Çelebi Cemaleddin "rahmetullahi aleyh", Anadolu Velilerindendir. 
 
Bir gün sevdiklerine; 
- Bu dinde en zor iş nedir, biliyor musunuz? diye sordu. 
- Bilmiyoruz efendim, dediler. 
 
Buyurdu ki: 
- Bu dinde en zor iş, “Doğru yol”u bulduktan sonra hep o yolda kalmak, sebat etmek, o yoldan hiç ayrılmamaktır. 
 
Ve şöyle devam etti: 
- Hud suresinde, Peygamber efendimiz aleyhisselama; “Emr olunduğun doğru yolda sabit kadem ol.
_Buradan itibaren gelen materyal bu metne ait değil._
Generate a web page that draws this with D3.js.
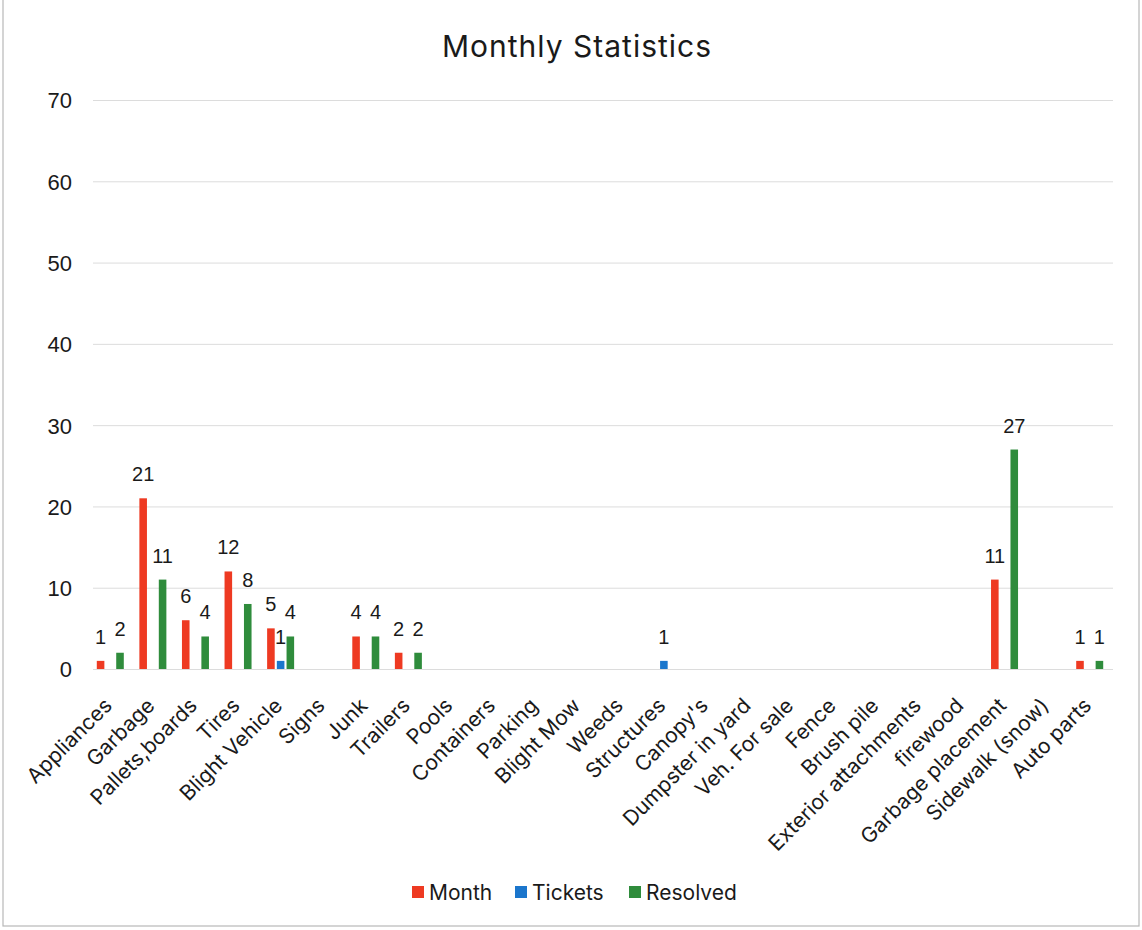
<!DOCTYPE html>
<html>
<head>
<meta charset="utf-8">
<script src="https://cdn.jsdelivr.net/npm/d3@7"></script>
<style>
  body { margin: 0; background: #fff; }
  .grid line { stroke: #dcdcdc; stroke-width: 1; }
  .grid path { display: none; }
  .axis text { font-family: "Liberation Sans", Arial, sans-serif; font-size: 22px; fill: #1a1a1a; }
  .cat text { font-family: Inter, "Open Sans", sans-serif; font-size: 21px; fill: #1a1a1a; }
  .lbl { font-family: "Liberation Sans", Arial, sans-serif; font-size: 20px; fill: #1a1a1a; }
</style>
</head>
<body>
<script>
// categories and series
const categories = ['Appliances', 'Garbage', 'Pallets,boards', 'Tires', 'Blight Vehicle', 'Signs', 'Junk',
  'Trailers', 'Pools', 'Containers', 'Parking', 'Blight Mow', 'Weeds', 'Structures', "Canopy's",
  'Dumpster in yard', 'Veh. For sale', 'Fence', 'Brush pile', 'Exterior attachments', 'firewood',
  'Garbage placement', 'Sidewalk (snow)', 'Auto parts']
const month    = [1, 21, 6, 12, 5, 0, 4, 2, 0, 0, 0, 0, 0, 0, 0, 0, 0, 0, 0, 0, 0, 11, 0, 1]
const tickets  = [0, 0, 0, 0, 1, 0, 0, 0, 0, 0, 0, 0, 0, 1, 0, 0, 0, 0, 0, 0, 0, 0, 0, 0]
const resolved = [2, 11, 4, 8, 4, 0, 4, 2, 0, 0, 0, 0, 0, 0, 0, 0, 0, 0, 0, 0, 0, 27, 0, 1]
const seriesNames = ['Month', 'Tickets', 'Resolved']
const yTicks = [0, 10, 20, 30, 40, 50, 60, 70]

const colors = {Month: '#ee3a22', Tickets: '#1b76cc', Resolved: '#2f8c3c'}
const series = [
  {name: 'Month', values: month},
  {name: 'Tickets', values: tickets},
  {name: 'Resolved', values: resolved}
]

const width = 1142
const height = 930

const svg = d3.select('body').append('svg')
    .attr('width', width)
    .attr('height', height)

// scan frame
svg.append('rect')
  .attr('x', 3).attr('y', -2)
  .attr('width', 1136).attr('height', 928)
  .attr('fill', 'none')
  .attr('stroke', '#b8b8b8')
  .attr('stroke-width', 1.2)

const x = d3.scaleBand().domain(categories).range([89, 1111]).padding(0)
const xs = d3.scaleBand().domain(seriesNames)
  .range([x.bandwidth() / 2 - 13.5, x.bandwidth() / 2 + 13.5])
  .paddingInner(0.22)
const y = d3.scaleLinear().domain([0, 70]).range([669, 100])

svg.append('text')
  .attr('x', 577).attr('y', 57)
  .attr('text-anchor', 'middle')
  .style('font-family', 'Inter, "Open Sans", sans-serif')
  .style('font-size', '30px')
  .style('letter-spacing', '1px')
  .style('fill', '#1a1a1a')
  .text('Monthly Statistics')

svg.append('g')
  .attr('class', 'grid')
  .attr('transform', 'translate(93, 0)')
  .call(d3.axisLeft(y).tickValues(yTicks).tickSize(-1020).tickFormat(''))

svg.append('g')
  .attr('class', 'axis')
  .attr('transform', 'translate(72, 0)')
  .call(d3.axisLeft(y).tickValues(yTicks).tickSize(0).tickPadding(0))
  .call((g) => g.select('.domain').remove())
  .selectAll('text').attr('dy', '0.36em')

const cat = svg.append('g')
  .attr('class', 'cat')
  .attr('transform', 'translate(3, 707)')
  .call(d3.axisBottom(x).tickSize(0).tickPadding(0))
cat.select('.domain').remove()
cat.selectAll('text')
  .attr('text-anchor', 'end')
  .attr('y', 0)
  .attr('dy', 0)
  .attr('transform', 'rotate(-45)')

const groups = svg.selectAll('.cat-group')
  .data(categories)
  .enter().append('g')
  .attr('transform', (d) => `translate(${x(d)}, 0)`)

groups.selectAll('rect')
  .data((d, i) => series.map((s) => ({name: s.name, value: s.values[i]})).filter((v) => v.value > 0))
  .enter().append('rect')
  .attr('x', (d) => xs(d.name))
  .attr('y', (d) => y(d.value))
  .attr('width', xs.bandwidth())
  .attr('height', (d) => y(0) - y(d.value))
  .attr('fill', (d) => colors[d.name])

groups.selectAll('.lbl')
  .data((d, i) => series.map((s) => ({name: s.name, value: s.values[i]})).filter((v) => v.value > 0))
  .enter().append('text')
  .attr('class', 'lbl')
  .attr('x', (d) => xs(d.name) + xs.bandwidth() / 2)
  .attr('y', (d) => y(d.value) - 17)
  .attr('text-anchor', 'middle')
  .text((d) => d.value)

// legend
const legendX = [412, 515, 629]
const legend = svg.append('g')
  .selectAll('g')
  .data(seriesNames)
  .enter().append('g')
  .attr('transform', (d, i) => `translate(${legendX[i]}, 892)`)

legend.append('rect')
  .attr('x', 0).attr('y', -6)
  .attr('width', 12).attr('height', 12)
  .attr('fill', (d) => colors[d])

legend.append('text')
  .attr('x', 17).attr('y', 0)
  .attr('dy', '0.36em')
  .style('font-family', 'Inter, "Open Sans", sans-serif')
  .style('font-size', '21px')
  .style('fill', '#1a1a1a')
  .text((d) => d)
</script>
</body>
</html>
O yoldan ayrılma!” mealindeki âyet-i kerime inince, Efendimiz aleyhisselam; “Hud suresi, sakalıma ak düşürdü” buyurmuşlardır. 
 
Dinleyenler; 
- Efendim, Sırat köprüsünden rahat geçebilmek de buna mı bağlı? diye sordular. 
 
Cevabında; 
- Evet, buyurdu. Dünyada İslam’a uymakta kılı kırk yararcasına titiz davrananlara, Sırat köprüsü o nisbette “Geniş” ve “Rahat” olacaktır. 
 
- Ya aksi olursa hocam? 
- Aksine gevşek, sorumsuz ve geniş davrananlara da o nisbette “Dar” ve “Sıkıntılı” olacaktır. 
 
Dünyada en zor şey 
 
Bir gün de, bir grup genç; 
- Efendim, dünyada en zor şey nedir? diye sordular. 
 
Cevaben; 
- Hakkı batıldan ayırmaktır, buyurdu. Yani iyi nedir, kötü nedir? Kim sevilir, kim sevilmez? Bunu ayırabilmektir. 
 
Sordular: 
- Bu, o kadar mühim mi efendim? 
 
- Elbette. Çünkü ahirette, “Hak” diye sarıldıklarının “Batıl” olduğunu görenler, kahrolacak, hüsrana uğrayacaklar. Peygamber efendimiz de biz ümmetine öğretmek için bu hususta dua ederlerdi. 
 
- Nasıl efendim? 
 
- “Ya Rabbi, bana doğruyu doğru olarak, yanlışı da yanlış olarak bildir. Batıla, hak diye sarılmayayım” diye dua ederlerdi.